Malcolm Reed and Trip Tucker look forward to getting some action on Risa, seeking out new (female) life. Instead, they get conned by a couple of shapeshifting thieves, who take them for everything they’ve got except their underwear. Meanwhile, Mayweather plans to get some rock climbing in. The rock face, however, changes periodically, handholds and all, and the adventurous young ensign breaks his leg in a fall. All Archer wants to do is spend some time with his dog, Porthos, and a good book, but when the possibility for romance appears, he doesn’t turn it down. Until he finds out the woman he meets is actually a Tandaran spy, trying to get information about the Suliban from him.
Hoshi, who just wanted to practice her Risan and maybe learn a new language or two on her holiday, also didn’t get the vacation she expected, but she was the only crew member who went home happy when she met a man who swept her off her feet with his peculiarly complicated language. After a visit to a nearby steampool, they ended up spending the rest of the weekend in bed.

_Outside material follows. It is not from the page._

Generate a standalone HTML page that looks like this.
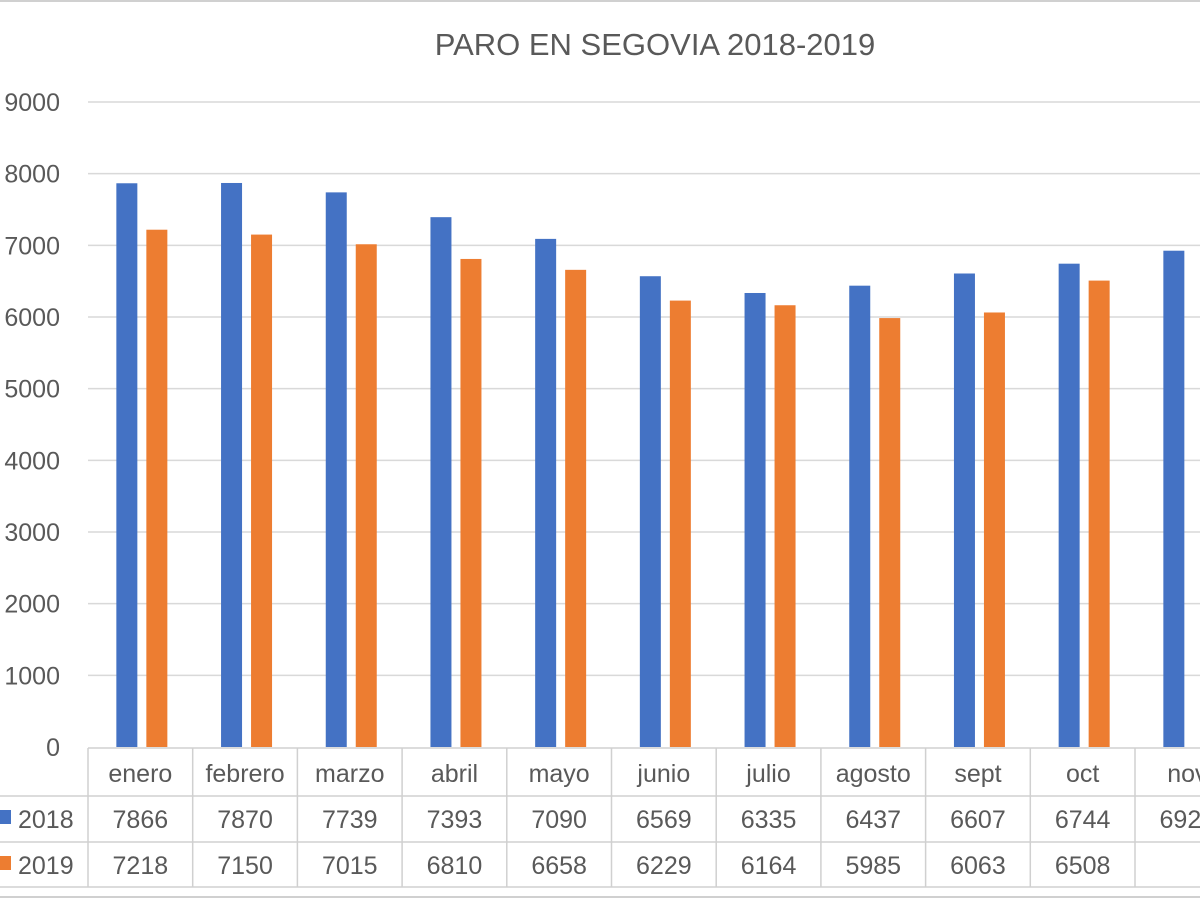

As the first openly gay couple in the Star Trek franchise, Paul Stamets and Hugh Culber were groundbreaking characters. Like any couple, they’ve been through their ups and downs. I mean, assuming any other couple breaks up after one of them is killed and then resurrected. That was one of their “down” moments. But despite that, they renewed their relationship and things have been going pretty well for them since, even voluntarily traveling to the distant future together, with Discovery and her crew.
We don’t know what the future holds for Stamets and Culber, but we know a little about their past. How did Paul and Hugh meet?
Paul and Hugh met in a café on Alpha Centauri, where Hugh was humming Kasseelian Opera. Paul, who hates Kasseelian Opera, invited him to “stow it or sit somewhere else.” Thus began a romance for the ages.
In Star Trek: Discovery’s first season, when Stamets is about to risk his life to jump the ship to safety, he promises to take Culber to see Puccini’s La Bohème at a Kasseelian Opera House once they are safe. Things get messy and they are never able to attend the performance, but it is a very meta moment. Wilson Cruz and Anthony Rapp were both in the original Broadway cast of Rent, Jonathan Larson’s adaptation of La Bohème.